Asthma has been considered an immunological disease mediated by Th2 cells and adaptive immunity. However, clinical and experimental observations suggest that additional pathways may regulate asthma, particularly in non-allergic forms of asthma, such as asthma associated with air pollution, stress, obesity and infection.
Our goal was to understand Th2 cell-independent conditions which might lead to airway hyperreactivity (AHR), a cardinal feature of asthma.
We examined a mouse model of experimental asthma, in which AHR was induced with glycolipid antigens, which activate natural killer T (NKT) cells.

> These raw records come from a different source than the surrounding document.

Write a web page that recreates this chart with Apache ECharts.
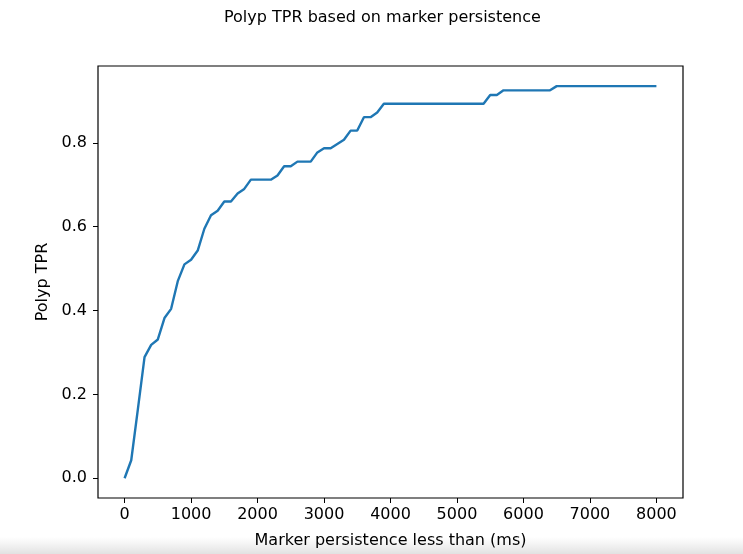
<!DOCTYPE html>
<html>
<head>
<meta charset="utf-8">
<script src="https://cdn.jsdelivr.net/npm/echarts@6/dist/echarts.min.js"></script>
<style>
html,body{margin:0;padding:0;background:#fff;}
#chart{width:743px;height:554px;}
</style>
</head>
<body>
<div id="chart"></div>
<script>
// Marker persistence thresholds (ms)
const persistenceMs = [
  0,100,200,300,400,500,600,700,800,900,
  1000,1100,1200,1300,1400,1500,1600,1700,1800,1900,
  2000,2100,2200,2300,2400,2500,2600,2700,2800,2900,
  3000,3100,3200,3300,3400,3500,3600,3700,3800,3900,
  4000,4100,4200,4300,4400,4500,4600,4700,4800,4900,
  5000,5100,5200,5300,5400,5500,5600,5700,5800,5900,
  6000,6100,6200,6300,6400,6500,6600,6700,6800,6900,
  7000,7100,7200,7300,7400,7500,7600,7700,7800,7900,
  8000
];
// Polyp TPR values
const polypTPR = [
  0.000,0.043,0.165,0.289,0.318,0.331,0.382,0.404,0.470,0.510,
  0.521,0.543,0.595,0.627,0.638,0.660,0.660,0.679,0.690,0.712,
  0.712,0.712,0.712,0.722,0.744,0.744,0.755,0.755,0.755,0.777,
  0.787,0.787,0.797,0.807,0.829,0.829,0.861,0.861,0.872,0.893,
  0.893,0.893,0.893,0.893,0.893,0.893,0.893,0.893,0.893,0.893,
  0.893,0.893,0.893,0.893,0.893,0.914,0.914,0.925,0.925,0.925,
  0.925,0.925,0.925,0.925,0.925,0.935,0.935,0.935,0.935,0.935,
  0.935,0.935,0.935,0.935,0.935,0.935,0.935,0.935,0.935,0.935,
  0.935
];
const xTicks = [0,1000,2000,3000,4000,5000,6000,7000,8000];
const yTicks = [0.0,0.2,0.4,0.6,0.8];

const FONT = 'DejaVu Sans';
const chart = echarts.init(document.getElementById('chart'), null, {renderer:'canvas'});
const seriesData = persistenceMs.map((x,i)=>[x, polypTPR[i]]);

chart.setOption({
  animation:false,
  backgroundColor:'#ffffff',
  title:{
    text:'Polyp TPR based on marker persistence',
    left:219, top:5,
    textStyle:{fontFamily:FONT,fontSize:16,fontWeight:'normal',color:'#000'}
  },
  grid:{left:98, top:66, width:585, height:433, show:true, borderColor:'#000', borderWidth:1.2, backgroundColor:'transparent'},
  xAxis:{
    type:'value', min:-400, max:8400,
    name:'Marker persistence less than (ms)', nameLocation:'middle', nameGap:35,
    nameTextStyle:{fontFamily:FONT,fontSize:16,color:'#000'},
    axisLine:{show:false, onZero:false},
    splitLine:{show:false},
    axisTick:{show:true, inside:false, length:5, customValues:xTicks, lineStyle:{color:'#000',width:1}},
    axisLabel:{margin:9, fontFamily:FONT, fontSize:16, color:'#000', customValues:xTicks, formatter:v=>String(v)}
  },
  yAxis:{
    type:'value', min:-0.047, max:0.983,
    name:'Polyp TPR', nameLocation:'middle', nameGap:39,
    nameTextStyle:{fontFamily:FONT,fontSize:16,color:'#000'},
    axisLine:{show:false, onZero:false},
    splitLine:{show:false},
    axisTick:{show:true, inside:false, length:5, customValues:yTicks, lineStyle:{color:'#000',width:1}},
    axisLabel:{margin:11, fontFamily:FONT, fontSize:16, color:'#000', customValues:yTicks, formatter:v=>v.toFixed(1)}
  },
  series:[{
    type:'line', data:seriesData, showSymbol:false, symbol:'none',
    lineStyle:{color:'#1f77b4', width:2.4}, z:3
  }],
  graphic:[{
    type:'rect', left:0, top:537, z:-1,
    shape:{width:743, height:17},
    style:{fill:new echarts.graphic.LinearGradient(0,0,0,1,[{offset:0,color:'rgba(230,230,230,0)'},{offset:1,color:'rgba(225,225,225,1)'}])},
    silent:true
  }]
});
</script>
</body>
</html>
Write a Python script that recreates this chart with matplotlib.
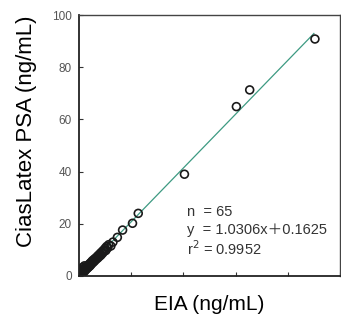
import matplotlib
matplotlib.use("Agg")
import matplotlib.pyplot as plt
import numpy as np

# EIA (x) vs CiasLatex PSA (y)
eia = [0.3, 0.5, 0.6, 0.8, 0.9, 1.0, 1.1, 1.2, 1.3, 1.5, 1.6, 1.8, 1.9, 2.0,
       2.2, 2.3, 2.5, 2.6, 2.8, 3.0, 3.1, 3.3, 3.5, 3.6, 3.8, 4.0, 4.2, 4.4,
       4.6, 4.8, 5.0, 5.2, 5.5, 5.8, 6.0, 6.3, 6.6, 6.9, 7.2, 7.5, 7.8, 8.1,
       8.4, 8.7, 9.0, 9.3, 9.6, 10.0, 10.3, 10.6, 11.0, 11.4, 12.2, 13.0,
       14.7, 16.7, 20.5, 22.7, 40.4, 60.3, 65.4, 90.4, 0.4, 1.4, 2.1]
latex = [0.4, 0.7, 1.2, 0.6, 1.5, 1.0, 2.0, 1.3, 2.4, 1.4, 2.2, 1.7, 2.8, 2.3,
         1.9, 3.0, 2.4, 3.4, 2.7, 3.4, 2.9, 3.8, 3.3, 4.2, 3.6, 4.6, 3.9, 5.0,
         4.4, 5.4, 4.9, 5.9, 5.3, 6.4, 5.8, 6.8, 6.4, 7.4, 6.9, 8.0, 7.5, 8.6,
         8.0, 9.2, 8.7, 9.8, 9.4, 10.6, 9.8, 11.3, 10.8, 12.0, 11.5, 13.0,
         14.8, 17.6, 20.2, 24.0, 39.0, 64.9, 71.3, 90.8, 1.8, 3.3, 3.9]

slope = 1.0306
intercept = 0.1625
fit_x = [0, 90]
y_ticks = [0, 20, 40, 60, 80, 100]
x_ticks = [0, 20, 40, 60, 80, 100]
stats_lines = ["n  = 65", "y  = 1.0306x\uff0b0.1625", "r$^2$ = 0.9952"]

plt.rcParams["font.family"] = ["Liberation Sans", "Noto Sans CJK JP", "DejaVu Sans"]

fig = plt.figure(figsize=(3.41, 3.16), dpi=100)
ax = fig.add_axes([79 / 341, 40 / 316, 261 / 341, 261 / 316])

fx = np.array(fit_x)
ax.plot(fx, slope * fx + intercept, color="#3d9a82", lw=0.9, zorder=1)
ax.scatter(eia, latex, s=32, facecolors="none", edgecolors="#1a1a1a",
           linewidths=1.2, zorder=2)

ax.set_xlim(0, 100)
ax.set_ylim(0, 100)
ax.set_yticks(y_ticks)
ax.set_xticks(x_ticks)
ax.set_xticklabels([])
ax.tick_params(direction="in", length=3, width=0.8, color="#333333",
               labelsize=8.5, labelcolor="#555555", pad=5)
for side in ["left", "bottom"]:
    ax.spines[side].set_linewidth(1.3)
    ax.spines[side].set_color("#222222")
for side in ["top", "right"]:
    ax.spines[side].set_linewidth(1.0)
    ax.spines[side].set_color("#444444")

ax.set_ylabel("CiasLatex PSA (ng/mL)", fontsize=16)
ax.yaxis.set_label_coords(-0.16, 0.555)
ax.set_xlabel("EIA (ng/mL)", fontsize=15, labelpad=9)

for i, line in enumerate(stats_lines):
    ax.text(41.5, 24.5 - i * 7, line, fontsize=10.5, color="#333333",
            ha="left", va="center")

fig.savefig("out.png", dpi=100)
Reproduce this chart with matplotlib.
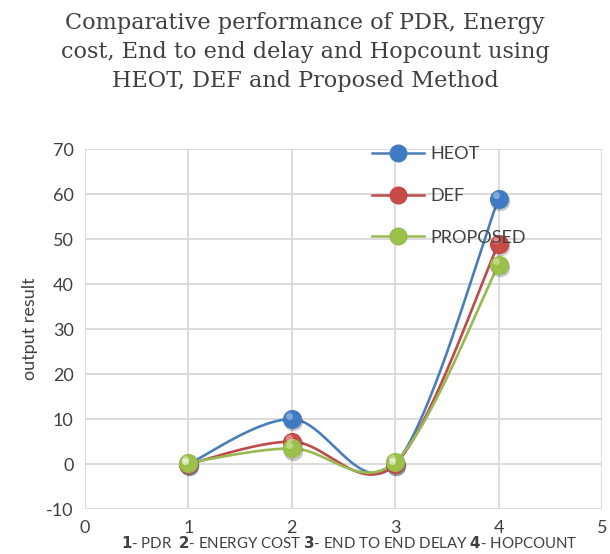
import numpy as np
import matplotlib
matplotlib.use("Agg")
import matplotlib.pyplot as plt
from matplotlib.lines import Line2D
from matplotlib.transforms import offset_copy

x_vals = [1, 2, 3, 4]
heot = [0.0, 10.0, 0.0, 59.0]
defm = [0.0, 5.0, 0.0, 49.0]
proposed = [0.3, 3.5, 0.5, 44.3]
series_names = ["HEOT", "DEF", "PROPOSED"]
line_colors = ["#4A7EBB", "#BE4B48", "#98B954"]
marker_colors = ["#3F7BC4", "#C94A47", "#9BC148"]

def smooth(xs, ys, n=60):
    P = np.column_stack([xs, ys]).astype(float)
    P = np.vstack([P[0], P, P[-1]])
    out = []
    for i in range(1, len(P) - 2):
        p0, p1, p2, p3 = P[i - 1], P[i], P[i + 1], P[i + 2]
        c1 = p1 + (p2 - p0) / 6.0
        c2 = p2 - (p3 - p1) / 6.0
        t = np.linspace(0, 1, n)[:, None]
        b = ((1 - t) ** 3) * p1 + 3 * ((1 - t) ** 2) * t * c1 + 3 * (1 - t) * t ** 2 * c2 + t ** 3 * p2
        out.append(b)
    B = np.vstack(out)
    return B[:, 0], B[:, 1]

plt.rcParams['font.family'] = ['Lato', 'DejaVu Sans']
plt.rcParams['axes.unicode_minus'] = False
fig = plt.figure(figsize=(6.10, 5.54), dpi=100)
ax = fig.add_axes([0.139, 0.081, 0.848, 0.650])

for ys, lc, mc in zip([heot, defm, proposed], line_colors, marker_colors):
    sx, sy = smooth(x_vals, ys)
    ax.plot(sx, sy, color=lc, lw=1.9, zorder=3)
shadow_tr = offset_copy(ax.transData, fig=fig, x=0.8, y=-1.6, units='points')
for ys, lc, mc in zip([heot, defm, proposed], line_colors, marker_colors):
    ax.plot(x_vals, ys, ls='none', marker='o', ms=14, mfc='black', mec='none', alpha=0.22,
            transform=shadow_tr, zorder=3.5)
    ax.plot(x_vals, ys, ls='none', marker='o', ms=13, mfc=mc, mec=lc, mew=0.8, zorder=4)
    ax.plot(np.array(x_vals) - 0.03, np.array(ys) + 0.8, ls='none', marker='o', ms=5,
            mfc='white', mec='none', alpha=0.35, zorder=5)

ax.set_xlim(0, 5)
ax.set_ylim(-10, 70)
ax.set_xticks(range(0, 6))
ax.set_yticks(range(-10, 71, 10))
ax.grid(True, color='#D9D9D9', lw=1.3)
ax.set_axisbelow(True)
for s in ax.spines.values():
    s.set_visible(False)
ax.tick_params(length=0, labelsize=13, colors='#404040', pad=8)
ax.set_ylabel("output result", fontsize=13, color='#404040', labelpad=6)

handles = [Line2D([0], [0], color=lc, lw=1.8, marker='o', ms=12, mfc=mc, mec=lc)
           for lc, mc in zip(line_colors, marker_colors)]
leg = fig.legend(handles, series_names, loc='upper left', bbox_to_anchor=(0.583, 0.765),
                 frameon=False, fontsize=13, labelspacing=1.42, handlelength=2.9,
                 handletextpad=0.35, labelcolor='#404040')

fig.text(0.5, 0.978, "Comparative performance of PDR, Energy\ncost, End to end delay and Hopcount using\nHEOT, DEF and Proposed Method",
         ha='center', va='top', fontsize=16.1, color='#404040', family='DejaVu Serif', linespacing=1.42)

fig.text(0.573, 0.006, r"$\bf{1}$- PDR  $\bf{2}$- ENERGY COST $\bf{3}$- END TO END DELAY $\bf{4}$- HOPCOUNT",
         ha='center', va='bottom', fontsize=10.8, color='#404040')

fig.savefig("out.png", dpi=100)
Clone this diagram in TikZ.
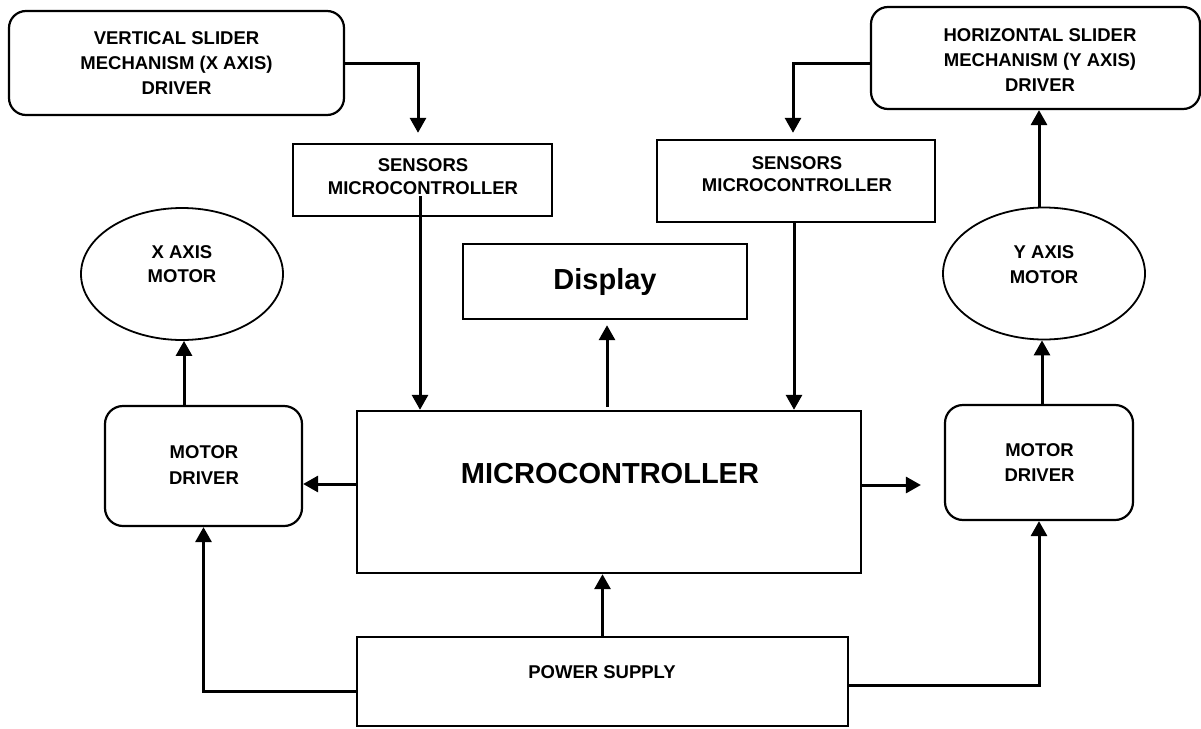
\documentclass[tikz,border=0pt]{standalone}
\usepackage{fontspec}
\setmainfont{Liberation Sans}
\usetikzlibrary{shapes.geometric,arrows.meta,calc}
\begin{document}
\begin{tikzpicture}[x=1pt,y=-1pt,
 rbox/.style={draw,line width=2.2pt,rounded corners=17pt,inner sep=0pt},
 sbox/.style={draw,line width=2.4pt,inner sep=0pt},
 oval/.style={draw,ellipse,line width=1.8pt,inner sep=0pt,minimum width=202pt,minimum height=132pt},
 lbl/.style={align=center,inner sep=0pt,font=\bfseries\fontsize{18.5}{25}\selectfont},
 big/.style={inner sep=0pt,font=\bfseries\fontsize{29}{34}\selectfont},
 arr/.style={line width=3pt,-{Triangle[length=15pt,width=16pt]}}]
\useasboundingbox (0,0) rectangle (1201,728);

% boxes
\node[rbox,minimum width=335pt,minimum height=104pt] (vsm) at (176.5,63) {};
\node[lbl] (vsmt) at (176.5,63) {VERTICAL SLIDER\\MECHANISM (X AXIS)\\DRIVER};
\node[rbox,minimum width=329pt,minimum height=102pt] (hsm) at (1035.5,58) {};
\node[lbl] (hsmt) at (1040,60) {HORIZONTAL SLIDER\\MECHANISM (Y AXIS)\\DRIVER};
\node[sbox,minimum width=259pt,minimum height=72pt] (s1) at (422.5,180) {};
\node[lbl,font=\bfseries\fontsize{18.5}{23}\selectfont] (s1t) at (423,176.5) {SENSORS\\MICROCONTROLLER};
\node[sbox,minimum width=278pt,minimum height=82pt] (s2) at (796,181) {};
\node[lbl,font=\bfseries\fontsize{18.5}{22}\selectfont] (s2t) at (797,174) {SENSORS\\MICROCONTROLLER};
\node[sbox,minimum width=284pt,minimum height=75pt] (disp) at (605,281.5) {};
\node[big] (dispt) at (605,282) {Display};
\node[oval] (xm) at (182,274) {};
\node[lbl,font=\bfseries\fontsize{18.5}{24}\selectfont] (xmt) at (182,264) {X AXIS\\MOTOR};
\node[oval] (ym) at (1044,273.5) {};
\node[lbl] (ymt) at (1044,264.5) {Y AXIS\\MOTOR};
\node[sbox,minimum width=504pt,minimum height=162pt] (mc) at (609,492) {};
\node[big] (mct) at (610,474) {MICROCONTROLLER};
\node[rbox,rounded corners=18pt,minimum width=197pt,minimum height=120pt] (lmd) at (203.5,466) {};
\node[lbl,font=\bfseries\fontsize{18.5}{26}\selectfont] (lmdt) at (204,465) {MOTOR\\DRIVER};
\node[rbox,rounded corners=18pt,minimum width=188pt,minimum height=115pt] (rmd) at (1039,462.5) {};
\node[lbl] (rmdt) at (1039.5,462.5) {MOTOR\\DRIVER};
\node[sbox,minimum width=491pt,minimum height=89pt] (ps) at (602.5,681.5) {};
\node[lbl] (pst) at (602,672) {POWER SUPPLY};

% connectors
\draw[arr] (vsm.east) -| ($(s1.north)+(-4.5,-10)$);
\draw[arr] ($(s1.south)+(-2.5,-21)$) -- ($(s1.south |- mc.north)+(-2.5,0)$);
\draw[arr] ($(hsm.west)+(0,5)$) -| ($(s2.north)+(-3,-6)$);
\draw[arr] ($(s2.south)+(-2,0)$) -- ($(s2.south |- mc.north)+(-2,0)$);
\draw[arr] ($(mc.north)+(-2,-3)$) -- ($(mc.north |- disp.south)+(-2,5)$);
\draw[arr] ($(mc.west)+(0,-8)$) -- ($(lmd.east |- mc.west)+(0,-8)$);
\draw[arr] ($(mc.east)+(0,-7)$) -- ($(rmd.west |- mc.east)+(-23,-7)$);
\draw[arr] ($(lmd.north)+(-19.5,0)$) -- ($(xm.south)+(2,0)$);
\draw[arr] ($(rmd.north)+(3,0)$) -- ($(ym.south)+(-2,0)$);
\draw[arr] ($(ym.north)+(-5,0)$) -- ($(hsm.south)+(3.5,0)$);
\draw[arr] (ps.north) -- (ps.north |- mc.south);
\draw[arr] ($(ps.west)+(0,9.5)$) -| (lmd.south);
\draw[arr] ($(ps.east)+(0,3.5)$) -| (rmd.south);
\end{tikzpicture}
\end{document}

In this model, AHR developed rapidly when mice were treated with NKT cell-activating glycolipid antigens, even in the absence of conventional CD4+ T cells. The activated NKT cells directly induced alveolar macrophages to produce IL-33, which in turn activated NKT cells as well as natural helper cells, a newly described non-T, non-B, innate lymphoid cell type, to increase production of IL-13. Surprisingly, this glycolipid-induced AHR pathway required not only IL-13, but also IL-33 and its receptor, ST2, since it was blocked by an anti-ST2 mAb, and was greatly reduced in ST2−/− mice. When adoptively transferred into IL-13−/− mice, both wildtype natural helper cells and NKT cells were sufficient for the development of glycolipid induced AHR.
Since plant pollens, house dust and some bacteria contain glycolipids that can directly activate NKT cells, these studies suggest that AHR and asthma can fully develop, or be greatly enhanced, through innate immune mechanisms, involving IL-33, natural helper cells and NKT cells.